The Washington Post has a way with words when it comes to topics such as euthanizing the elderly and the dying. A recent headline, “A Humane Way to End Life,” caught my eye because of the underlying message that assisted suicide is actually a good idea. In the editorial, characterized as “The Post’s View,” the editorial board tells readers:
The issue stirs strong emotions. Some opponents, including the Catholic Church, cite religious or moral grounds, seeing any form of assisted dying as anathema to teachings that life is never to be taken. Some physicians believe the practice violates their oath only to heal, and some disability rights activists fear that they will be vulnerable to abuses. Others warn of a slippery slope to euthanasia.
But the writers go forward providing assurances to readers that if proper safeguards are in place there should be laws permitting those suffering and/or dying to do what they feel is best so that they can die on their own terms.
This sort of skewed attitude flies in the face of actual facts that sadly, few care to study. According to one report, assisted-suicide abuses are known to exist. As one New York Times headline announced three years ago, “Assisted Suicide Laws Are a Recipe for Elder Abuse.”
It is painfully clear to rational minds that assisted suicide laws are used to eliminate folks at earlier and earlier stages in their illnesses, yet none of this appears to influence the writers on the editorial board of the Washington Post. And they are not alone.

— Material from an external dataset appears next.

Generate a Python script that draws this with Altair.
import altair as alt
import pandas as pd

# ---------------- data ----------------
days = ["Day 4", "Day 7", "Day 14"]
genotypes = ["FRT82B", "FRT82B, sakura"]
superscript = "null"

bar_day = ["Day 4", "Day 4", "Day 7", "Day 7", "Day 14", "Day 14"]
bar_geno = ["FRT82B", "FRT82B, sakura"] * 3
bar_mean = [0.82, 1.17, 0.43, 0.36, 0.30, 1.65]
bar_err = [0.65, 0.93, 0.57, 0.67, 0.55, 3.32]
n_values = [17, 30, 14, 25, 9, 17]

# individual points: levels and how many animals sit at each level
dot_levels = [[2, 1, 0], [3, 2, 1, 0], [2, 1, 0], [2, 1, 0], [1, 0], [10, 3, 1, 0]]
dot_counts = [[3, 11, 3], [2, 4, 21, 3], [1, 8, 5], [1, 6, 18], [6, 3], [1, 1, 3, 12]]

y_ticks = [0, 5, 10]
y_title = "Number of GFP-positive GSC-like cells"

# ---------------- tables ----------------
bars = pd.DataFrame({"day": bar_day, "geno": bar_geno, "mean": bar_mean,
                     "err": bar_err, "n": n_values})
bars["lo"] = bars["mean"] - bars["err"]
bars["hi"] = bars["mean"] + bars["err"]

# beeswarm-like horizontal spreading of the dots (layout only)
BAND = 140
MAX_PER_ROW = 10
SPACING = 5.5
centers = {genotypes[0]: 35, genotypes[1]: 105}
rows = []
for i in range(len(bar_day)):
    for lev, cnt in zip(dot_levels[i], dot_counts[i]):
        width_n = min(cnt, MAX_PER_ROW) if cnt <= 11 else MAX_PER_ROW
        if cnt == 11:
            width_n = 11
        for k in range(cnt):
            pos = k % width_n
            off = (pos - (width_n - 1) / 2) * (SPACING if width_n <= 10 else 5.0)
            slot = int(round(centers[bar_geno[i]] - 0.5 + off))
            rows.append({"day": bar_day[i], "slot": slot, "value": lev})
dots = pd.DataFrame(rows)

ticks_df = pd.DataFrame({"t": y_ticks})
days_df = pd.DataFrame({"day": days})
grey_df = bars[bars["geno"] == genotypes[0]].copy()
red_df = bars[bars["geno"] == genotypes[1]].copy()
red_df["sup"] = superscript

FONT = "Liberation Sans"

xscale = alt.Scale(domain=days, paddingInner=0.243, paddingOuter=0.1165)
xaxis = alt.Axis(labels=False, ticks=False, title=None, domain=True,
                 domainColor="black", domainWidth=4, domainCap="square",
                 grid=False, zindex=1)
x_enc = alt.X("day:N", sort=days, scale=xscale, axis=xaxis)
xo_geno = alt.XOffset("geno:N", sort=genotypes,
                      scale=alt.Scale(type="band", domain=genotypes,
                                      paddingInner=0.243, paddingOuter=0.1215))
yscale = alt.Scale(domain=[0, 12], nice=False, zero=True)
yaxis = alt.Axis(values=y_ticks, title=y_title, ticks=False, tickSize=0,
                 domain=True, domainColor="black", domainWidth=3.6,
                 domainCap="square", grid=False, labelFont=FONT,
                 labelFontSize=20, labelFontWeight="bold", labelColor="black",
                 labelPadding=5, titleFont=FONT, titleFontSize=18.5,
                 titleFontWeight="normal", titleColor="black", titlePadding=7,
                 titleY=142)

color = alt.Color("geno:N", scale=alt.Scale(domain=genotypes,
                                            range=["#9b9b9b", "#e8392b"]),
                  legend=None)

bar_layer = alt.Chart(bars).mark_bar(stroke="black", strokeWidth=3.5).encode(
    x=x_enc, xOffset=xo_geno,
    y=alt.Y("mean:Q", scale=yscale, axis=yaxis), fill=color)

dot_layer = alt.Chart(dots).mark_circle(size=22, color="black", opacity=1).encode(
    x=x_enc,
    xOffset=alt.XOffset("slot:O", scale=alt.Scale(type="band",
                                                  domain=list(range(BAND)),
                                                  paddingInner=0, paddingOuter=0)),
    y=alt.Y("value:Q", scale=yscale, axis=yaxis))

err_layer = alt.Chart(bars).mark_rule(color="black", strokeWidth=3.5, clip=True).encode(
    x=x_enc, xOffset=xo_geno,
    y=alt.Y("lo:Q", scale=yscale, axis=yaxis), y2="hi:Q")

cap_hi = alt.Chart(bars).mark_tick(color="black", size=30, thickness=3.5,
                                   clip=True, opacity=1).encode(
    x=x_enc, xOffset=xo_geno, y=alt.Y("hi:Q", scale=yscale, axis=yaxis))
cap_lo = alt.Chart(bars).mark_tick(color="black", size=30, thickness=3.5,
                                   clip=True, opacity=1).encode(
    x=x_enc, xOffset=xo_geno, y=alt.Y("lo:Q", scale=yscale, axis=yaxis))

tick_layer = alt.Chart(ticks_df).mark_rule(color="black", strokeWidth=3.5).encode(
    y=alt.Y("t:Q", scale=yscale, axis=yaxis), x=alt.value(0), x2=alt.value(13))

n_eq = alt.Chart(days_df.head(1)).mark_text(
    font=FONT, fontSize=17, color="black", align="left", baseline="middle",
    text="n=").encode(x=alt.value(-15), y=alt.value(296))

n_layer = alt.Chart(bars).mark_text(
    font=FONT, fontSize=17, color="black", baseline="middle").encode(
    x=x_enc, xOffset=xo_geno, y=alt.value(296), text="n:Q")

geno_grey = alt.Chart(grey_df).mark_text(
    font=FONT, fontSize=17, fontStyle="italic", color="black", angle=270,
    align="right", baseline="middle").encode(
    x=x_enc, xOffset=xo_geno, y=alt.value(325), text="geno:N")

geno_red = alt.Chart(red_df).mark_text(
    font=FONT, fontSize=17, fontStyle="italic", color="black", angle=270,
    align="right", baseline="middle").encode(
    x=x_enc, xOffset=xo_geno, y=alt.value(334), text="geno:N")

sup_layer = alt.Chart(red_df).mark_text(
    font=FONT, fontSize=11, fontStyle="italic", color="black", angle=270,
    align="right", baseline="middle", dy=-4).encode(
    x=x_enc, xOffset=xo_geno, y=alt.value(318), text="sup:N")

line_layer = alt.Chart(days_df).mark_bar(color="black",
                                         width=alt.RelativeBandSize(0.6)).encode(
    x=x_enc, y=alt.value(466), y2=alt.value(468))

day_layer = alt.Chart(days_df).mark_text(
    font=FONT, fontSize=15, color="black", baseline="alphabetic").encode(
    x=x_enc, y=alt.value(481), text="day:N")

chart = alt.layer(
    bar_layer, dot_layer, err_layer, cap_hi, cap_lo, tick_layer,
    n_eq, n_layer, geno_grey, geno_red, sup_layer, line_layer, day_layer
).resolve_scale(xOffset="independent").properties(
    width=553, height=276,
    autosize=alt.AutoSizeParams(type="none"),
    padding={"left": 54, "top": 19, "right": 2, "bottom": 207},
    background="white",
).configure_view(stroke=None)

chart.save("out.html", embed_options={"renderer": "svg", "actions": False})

United States Senators Mark Warner and Johnny Isakson have introduced S. 1549, “a bill to amend title XVIII of the Social Security Act to provide for advanced illness care coordination services for Medicare beneficiaries, and for other purposes.” This is, of course, a fancy way of stating that the government would like to get involved in helping older folks agree to a premature death. According to one report citing the National Right to Life Committee’s examination of “Bias Against Life-Preserving Treatment in Advance Care Planning,” the advanced care planning session that the new bill would authorize and subsidize would be “used to exercise subtle—or not-so-subtle—pressure” on patients and/or family members “to agree to reject life-preserving treatment.” Further, “Entities conducting such programs openly boast of how much money they have saved insurance companies by inducing patients to reject expensive life-saving medical treatment. Advocates believe it will save Medicare money as well.”
What could possibly be more dangerous to our elderly and those who are ill than government-funded programs that are not concerned with a happy death, but rather with saving money by putting patients out of their misery earlier rather than later?

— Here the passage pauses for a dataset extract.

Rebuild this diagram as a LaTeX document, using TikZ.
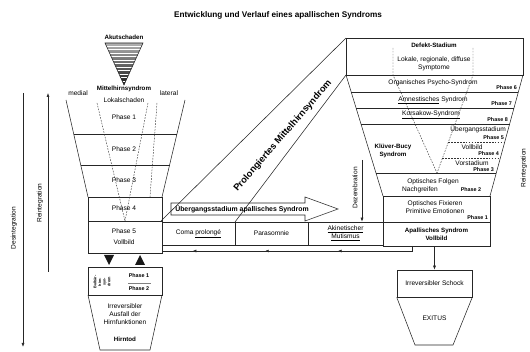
\documentclass[tikz,border=0pt]{standalone}
\usepackage{fontspec}
\setmainfont{Liberation Sans}
\usetikzlibrary{arrows.meta,decorations.markings}
\begin{document}
\begin{tikzpicture}[x=1pt,y=-1pt,
  txt/.style={inner sep=0pt,align=center,font=\fontsize{6.6}{7.8}\selectfont},
  btxt/.style={inner sep=0pt,align=center,font=\fontsize{6.2}{7.8}\selectfont\bfseries},
  ptxt/.style={inner sep=0pt,font=\fontsize{5.4}{6.5}\selectfont\bfseries},
  ln/.style={line width=0.55pt,draw=black!85},
  dsh/.style={line width=0.45pt,draw=black!80,dash pattern=on 1.6pt off 1.3pt},
  tip/.style={-{Latex[length=4pt,width=3pt]}},
  cell/.style={draw=black!85,line width=0.55pt,inner sep=0pt,align=center,font=\fontsize{6.6}{7.8}\selectfont},
]
\useasboundingbox (0,0) rectangle (530,352);
\node[inner sep=0pt,font=\fontsize{8.2}{9}\selectfont\bfseries] (title) at (278,15) {Entwicklung und Verlauf eines apallischen Syndroms};

% side arrows
\coordinate (dA) at (23,93); \coordinate (dB) at (23,347);
\draw[ln,tip] (dA) -- (dB);
\node[txt,rotate=90] (desint) at (14,228) {Desintegration};
\coordinate (rA) at (48,272); \coordinate (rB) at (48,93);
\draw[ln,tip] (rA) -- (rB);
\node[txt,rotate=90] (reint) at (40,203) {Reintegration};
\node[txt,rotate=90] (reint2) at (524,168) {Reintegration};

% Akutschaden triangle
\node[btxt] (akut) at (124,37) {Akutschaden};
\shade[top color=black!30,bottom color=black!90] (105,43) -- (143,43) -- (124,85) -- cycle;
\begin{scope}
\clip (105,43) -- (143,43) -- (124,85) -- cycle;
\foreach \yy in {46,49.5,...,84} \draw[white,line width=0.6pt] (100,\yy) -- (150,\yy);
\end{scope}
\draw[ln] (105,43) -- (143,43) -- (124,85) -- cycle;

% left funnel
\node[btxt] (mhs) at (124,89) {Mittelhirnsyndrom};
\node[txt] (lok) at (124,100) {Lokalschaden};
\node[txt] (med) at (78,93) {medial};
\node[txt] (lat) at (169,93) {lateral};
\draw[ln] (66,100) -- (88,197);
\draw[ln] (185,100) -- (162,197);
\draw[ln] (73.7,134) -- (177,134);
\draw[ln] (80.7,165) -- (169.6,165);
\node[cell,minimum width=74pt,minimum height=56pt] (lbox) at (125,225) {};
\draw[ln] (88,221) -- (162,221);
\draw[dsh] (97,103) -- (125,221);
\draw[dsh] (148,103) -- (125,221);
\draw[dsh] (157,103) -- (150,197);
\node[txt] (lp1) at (124,117) {Phase 1};
\node[txt] (lp2) at (124,149) {Phase 2};
\node[txt] (lp3) at (124,180) {Phase 3};
\node[txt] (lp4) at (124,208) {Phase 4};
\node[txt] (lp5) at (124,231) {Phase 5};
\node[txt] (lvb) at (124,242) {Vollbild};

% triangles
\fill[black!90] (104,255) -- (114,255) -- (109,265) -- cycle;
\fill[black!90] (135,265) -- (145,265) -- (140,255) -- cycle;

% bottom left
\node[cell,minimum width=74pt,minimum height=28pt] (bbox) at (125,281) {};
\node[inner sep=0pt,rotate=90,align=center,font=\fontsize{3.8}{4.6}\selectfont\bfseries] (bulb) at (102,282) {Bulbär-\\hirn-\\syn-\\drom};
\node[ptxt] (bp1) at (139,276) {Phase 1};
\draw[black!50,line width=0.4pt] (128,283) -- (151,283);
\node[ptxt] (bp2) at (139,289) {Phase 2};
\draw[ln] (88,295) -- (100,350) -- (150,350) -- (162,295);
\node[txt] (irr) at (125,314) {Irreversibler\\Ausfall der\\Hirnfunktionen};
\node[btxt] (tod) at (125,339) {Hirntod};

% band
\draw[ln] (161,221) -- (346,38);
\draw[ln] (235,222) -- (346,75);
\node[inner sep=0pt,rotate=49,font=\fontsize{9.3}{10}\selectfont\bfseries] (prolong) at (283,136) {Prolongiertes Mittelhirnsyndrom};

% arrow
\draw[ln] (171,203) -- (305,203) -- (305,197) -- (338,209) -- (305,221) -- (305,215) -- (171,215) -- cycle;
\node[inner sep=0pt,font=\fontsize{6.9}{7.5}\selectfont\bfseries] (ueb) at (242,209) {Übergangsstadium apallisches Syndrom};

% row cells
\node[cell,minimum width=73pt,minimum height=23pt] (coma) at (198.5,233.5) {Coma \underline{prolongé}};
\node[cell,minimum width=73pt,minimum height=23pt] (para) at (271.5,233.5) {Parasomnie};
\node[cell,minimum width=75pt,minimum height=23pt] (akin) at (345.5,233.5) {\underline{Akinetischer}\\\underline{Mutismus}};

% Dezerebration
\coordinate (dzA) at (362,160);
\draw[ln,tip] (dzA) -- (dzA |- akin.north);
\node[txt,rotate=90] (dez) at (355,188) {Dezerebration};

% right funnel
\draw[ln] (346,38) rectangle (523,75);
\draw[ln] (346,75) -- (383,196);
\draw[ln] (523,75) -- (490,196);
\draw[ln] (351.2,92) -- (518.4,92);
\draw[ln] (356.1,108) -- (514.0,108);
\draw[ln] (361,124) -- (509.6,124);
\draw[ln] (376,173) -- (496.3,173);
\draw[dsh] (393,48) -- (393,75) -- (437,173);
\draw[dsh] (473,48) -- (473,75) -- (437,173);
\draw[dsh] (448.4,142) -- (504.8,142);
\draw[dsh] (442.4,158.5) -- (500.2,158.5);

\node[btxt] (defekt) at (434,45) {Defekt-Stadium};
\node[txt] (lokale) at (434,63.5) {Lokale, regionale, diffuse\\Symptome};
\node[txt] (org) at (433,83) {Organisches Psycho-Syndrom};
\node[ptxt,anchor=east] (ph6) at (517,87.5) {Phase 6};
\node[txt] (amn) at (433,100) {\underline{Amnestisches} Syndrom};
\node[ptxt,anchor=east] (ph7) at (512,104) {Phase 7};
\node[txt] (kor) at (431,115) {\underline{Korsakow-Syndrom}};
\node[ptxt,anchor=east] (ph8) at (508,120) {Phase 8};
\node[txt,anchor=east] (ueg) at (506,129.5) {Übergangsstadium};
\node[ptxt,anchor=east] (ph5) at (504,137.5) {Phase 5};
\node[txt] (vb4) at (472,147) {Vollbild};
\node[ptxt,anchor=east] (ph4) at (499,154) {Phase 4};
\node[txt] (vor) at (472,163) {Vorstadium};
\node[ptxt,anchor=east] (ph3) at (494,169.5) {Phase 3};
\node[btxt] (kluever) at (393,151) {Klüver-Bucy\\Syndrom};
\node[txt] (folgen) at (433,182) {Optisches Folgen};
\node[txt] (nach) at (420,190) {Nachgreifen};
\node[ptxt] (ph2) at (471,190) {Phase 2};

\node[cell,minimum width=107pt,minimum height=26pt] (fix) at (436.5,209) {};
\node[txt] (fixt) at (435,207) {Optisches Fixieren\\Primitive Emotionen};
\node[ptxt,anchor=east] (ph1) at (488,218) {Phase 1};
\node[cell,minimum width=107pt,minimum height=24pt,font=\fontsize{6.2}{7.8}\selectfont\bfseries] (apal) at (436.5,234) {Apallisches Syndrom\\Vollbild};

% connectors from apallisches box
\coordinate (ap1) at (412,246);
\coordinate (lend) at (lbox.east |- 0,251);
\draw[ln,postaction={decorate},decoration={markings,
  mark=at position 0.31 with {\arrow{Latex[length=3.5pt,width=3pt]}},
  mark=at position 0.596 with {\arrow{Latex[length=3.5pt,width=3pt]}},
  mark=at position 0.88 with {\arrow{Latex[length=3.5pt,width=3pt]}}}]
  (ap1) |- (lend);

\node[cell,minimum width=75pt,minimum height=27pt] (schock) at (434.5,283.5) {Irreversibler Schock};
\draw[ln,tip] (apal.south -| schock.north) -- (schock.north);
\draw[ln] (schock.south west) -- (415,345) -- (453,345) -- (schock.south east);
\node[txt] (exitus) at (434.5,318) {EXITUS};
\end{tikzpicture}
\end{document}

Reports like these remind me of the reasons why we fight so hard and have for so long sounded the alarm regarding respect for human dignity—a value that shrinks with the passage of each day.
The choices that people make resulting in the premature deaths of others, both born and preborn, are not a sign of a freedom but rather a clear indication that mankind is losing its ability to value human beings for their own sake.
It is evident that the culture of death goes on ignoring facts, ignoring ethics, and ignoring all that is good in favor of killing under the guise of being humane and kind.
The arsenic of human kindness seeps further and further into the national conscience daily. The inevitable death of society as we know it will be the final result unless the tide is turned.
We must stand in the gap and fearlessly work to turn that tide.